## Source excerpt
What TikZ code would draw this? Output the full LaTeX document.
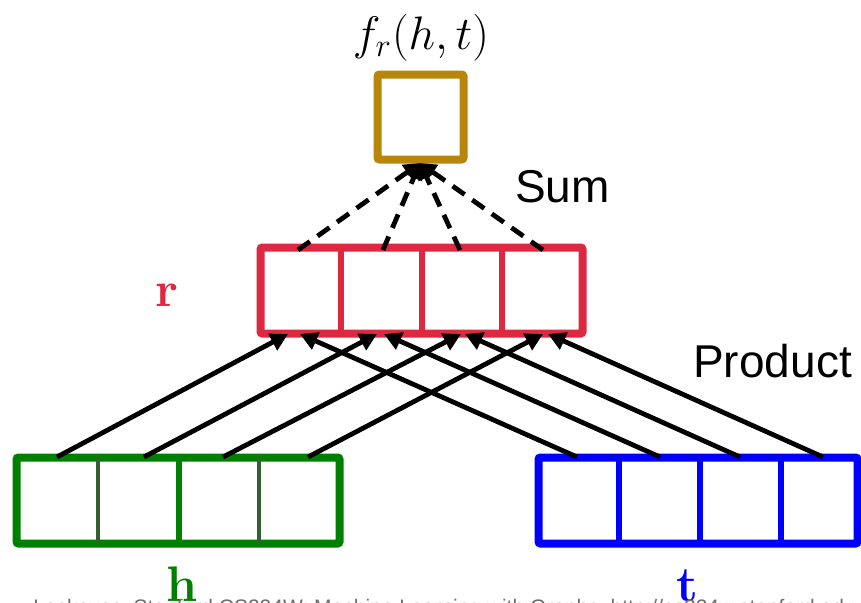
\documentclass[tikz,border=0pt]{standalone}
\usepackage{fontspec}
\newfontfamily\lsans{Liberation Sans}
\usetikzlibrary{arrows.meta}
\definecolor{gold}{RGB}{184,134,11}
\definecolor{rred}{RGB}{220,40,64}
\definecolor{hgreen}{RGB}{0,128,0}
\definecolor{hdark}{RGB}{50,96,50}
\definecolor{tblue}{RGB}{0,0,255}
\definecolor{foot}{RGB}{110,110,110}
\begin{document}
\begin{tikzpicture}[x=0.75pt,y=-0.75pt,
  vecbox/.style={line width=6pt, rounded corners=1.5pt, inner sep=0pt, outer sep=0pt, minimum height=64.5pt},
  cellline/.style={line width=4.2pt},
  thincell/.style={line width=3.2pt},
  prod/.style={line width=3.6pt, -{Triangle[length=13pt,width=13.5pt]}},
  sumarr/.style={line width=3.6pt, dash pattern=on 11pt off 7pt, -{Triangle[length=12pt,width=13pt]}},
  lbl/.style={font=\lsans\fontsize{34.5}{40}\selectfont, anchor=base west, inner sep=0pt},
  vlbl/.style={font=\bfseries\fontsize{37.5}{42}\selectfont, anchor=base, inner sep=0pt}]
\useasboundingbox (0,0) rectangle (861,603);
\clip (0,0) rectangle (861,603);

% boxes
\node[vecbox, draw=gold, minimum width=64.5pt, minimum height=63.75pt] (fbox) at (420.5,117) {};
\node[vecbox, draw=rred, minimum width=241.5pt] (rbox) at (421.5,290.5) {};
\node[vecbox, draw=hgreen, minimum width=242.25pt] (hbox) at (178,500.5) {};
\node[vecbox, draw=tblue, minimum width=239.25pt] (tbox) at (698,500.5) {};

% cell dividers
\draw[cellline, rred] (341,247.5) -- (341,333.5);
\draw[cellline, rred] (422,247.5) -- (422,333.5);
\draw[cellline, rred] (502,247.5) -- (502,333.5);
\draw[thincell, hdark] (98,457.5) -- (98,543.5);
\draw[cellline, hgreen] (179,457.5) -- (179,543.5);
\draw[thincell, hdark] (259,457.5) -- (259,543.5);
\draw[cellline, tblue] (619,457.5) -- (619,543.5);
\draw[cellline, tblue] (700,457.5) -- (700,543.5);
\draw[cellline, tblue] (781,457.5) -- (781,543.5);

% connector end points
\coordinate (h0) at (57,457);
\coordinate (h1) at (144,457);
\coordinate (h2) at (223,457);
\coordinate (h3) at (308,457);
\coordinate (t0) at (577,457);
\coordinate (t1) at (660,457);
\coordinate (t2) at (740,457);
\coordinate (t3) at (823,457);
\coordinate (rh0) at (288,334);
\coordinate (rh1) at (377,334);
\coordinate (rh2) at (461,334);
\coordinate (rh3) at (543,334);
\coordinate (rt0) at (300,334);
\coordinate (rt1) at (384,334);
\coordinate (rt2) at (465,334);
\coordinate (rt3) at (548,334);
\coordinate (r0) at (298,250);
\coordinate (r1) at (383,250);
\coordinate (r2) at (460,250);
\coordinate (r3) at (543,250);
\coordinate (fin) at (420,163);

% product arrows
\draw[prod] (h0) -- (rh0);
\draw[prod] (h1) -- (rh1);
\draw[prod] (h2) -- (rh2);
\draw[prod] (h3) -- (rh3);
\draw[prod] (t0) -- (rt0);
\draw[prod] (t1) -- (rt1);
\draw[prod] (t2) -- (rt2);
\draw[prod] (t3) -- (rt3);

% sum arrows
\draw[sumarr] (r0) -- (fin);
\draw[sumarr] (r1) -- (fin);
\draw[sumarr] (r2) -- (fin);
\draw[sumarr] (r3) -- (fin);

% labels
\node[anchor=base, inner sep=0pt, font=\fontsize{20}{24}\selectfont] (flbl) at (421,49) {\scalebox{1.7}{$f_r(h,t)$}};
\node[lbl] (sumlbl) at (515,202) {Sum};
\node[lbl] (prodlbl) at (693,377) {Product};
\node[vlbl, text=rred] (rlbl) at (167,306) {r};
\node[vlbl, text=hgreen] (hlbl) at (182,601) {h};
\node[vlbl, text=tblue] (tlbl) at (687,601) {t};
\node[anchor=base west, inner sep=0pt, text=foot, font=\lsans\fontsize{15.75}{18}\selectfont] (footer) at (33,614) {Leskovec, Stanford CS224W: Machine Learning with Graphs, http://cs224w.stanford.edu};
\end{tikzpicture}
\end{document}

## The request
Without including any pictures, print all of the material exactly as given.

## Response to this task
What TikZ code would draw this? Output the full LaTeX document.
\documentclass[tikz,border=0pt]{standalone}
\usepackage{fontspec}
\newfontfamily\lsans{Liberation Sans}
\usetikzlibrary{arrows.meta}
\definecolor{gold}{RGB}{184,134,11}
\definecolor{rred}{RGB}{220,40,64}
\definecolor{hgreen}{RGB}{0,128,0}
\definecolor{hdark}{RGB}{50,96,50}
\definecolor{tblue}{RGB}{0,0,255}
\definecolor{foot}{RGB}{110,110,110}
\begin{document}
\begin{tikzpicture}[x=0.75pt,y=-0.75pt,
  vecbox/.style={line width=6pt, rounded corners=1.5pt, inner sep=0pt, outer sep=0pt, minimum height=64.5pt},
  cellline/.style={line width=4.2pt},
  thincell/.style={line width=3.2pt},
  prod/.style={line width=3.6pt, -{Triangle[length=13pt,width=13.5pt]}},
  sumarr/.style={line width=3.6pt, dash pattern=on 11pt off 7pt, -{Triangle[length=12pt,width=13pt]}},
  lbl/.style={font=\lsans\fontsize{34.5}{40}\selectfont, anchor=base west, inner sep=0pt},
  vlbl/.style={font=\bfseries\fontsize{37.5}{42}\selectfont, anchor=base, inner sep=0pt}]
\useasboundingbox (0,0) rectangle (861,603);
\clip (0,0) rectangle (861,603);

% boxes
\node[vecbox, draw=gold, minimum width=64.5pt, minimum height=63.75pt] (fbox) at (420.5,117) {};
\node[vecbox, draw=rred, minimum width=241.5pt] (rbox) at (421.5,290.5) {};
\node[vecbox, draw=hgreen, minimum width=242.25pt] (hbox) at (178,500.5) {};
\node[vecbox, draw=tblue, minimum width=239.25pt] (tbox) at (698,500.5) {};

% cell dividers
\draw[cellline, rred] (341,247.5) -- (341,333.5);
\draw[cellline, rred] (422,247.5) -- (422,333.5);
\draw[cellline, rred] (502,247.5) -- (502,333.5);
\draw[thincell, hdark] (98,457.5) -- (98,543.5);
\draw[cellline, hgreen] (179,457.5) -- (179,543.5);
\draw[thincell, hdark] (259,457.5) -- (259,543.5);
\draw[cellline, tblue] (619,457.5) -- (619,543.5);
\draw[cellline, tblue] (700,457.5) -- (700,543.5);
\draw[cellline, tblue] (781,457.5) -- (781,543.5);

% connector end points
\coordinate (h0) at (57,457);
\coordinate (h1) at (144,457);
\coordinate (h2) at (223,457);
\coordinate (h3) at (308,457);
\coordinate (t0) at (577,457);
\coordinate (t1) at (660,457);
\coordinate (t2) at (740,457);
\coordinate (t3) at (823,457);
\coordinate (rh0) at (288,334);
\coordinate (rh1) at (377,334);
\coordinate (rh2) at (461,334);
\coordinate (rh3) at (543,334);
\coordinate (rt0) at (300,334);
\coordinate (rt1) at (384,334);
\coordinate (rt2) at (465,334);
\coordinate (rt3) at (548,334);
\coordinate (r0) at (298,250);
\coordinate (r1) at (383,250);
\coordinate (r2) at (460,250);
\coordinate (r3) at (543,250);
\coordinate (fin) at (420,163);

% product arrows
\draw[prod] (h0) -- (rh0);
\draw[prod] (h1) -- (rh1);
\draw[prod] (h2) -- (rh2);
\draw[prod] (h3) -- (rh3);
\draw[prod] (t0) -- (rt0);
\draw[prod] (t1) -- (rt1);
\draw[prod] (t2) -- (rt2);
\draw[prod] (t3) -- (rt3);

% sum arrows
\draw[sumarr] (r0) -- (fin);
\draw[sumarr] (r1) -- (fin);
\draw[sumarr] (r2) -- (fin);
\draw[sumarr] (r3) -- (fin);

% labels
\node[anchor=base, inner sep=0pt, font=\fontsize{20}{24}\selectfont] (flbl) at (421,49) {\scalebox{1.7}{$f_r(h,t)$}};
\node[lbl] (sumlbl) at (515,202) {Sum};
\node[lbl] (prodlbl) at (693,377) {Product};
\node[vlbl, text=rred] (rlbl) at (167,306) {r};
\node[vlbl, text=hgreen] (hlbl) at (182,601) {h};
\node[vlbl, text=tblue] (tlbl) at (687,601) {t};
\node[anchor=base west, inner sep=0pt, text=foot, font=\lsans\fontsize{15.75}{18}\selectfont] (footer) at (33,614) {Leskovec, Stanford CS224W: Machine Learning with Graphs, http://cs224w.stanford.edu};
\end{tikzpicture}
\end{document}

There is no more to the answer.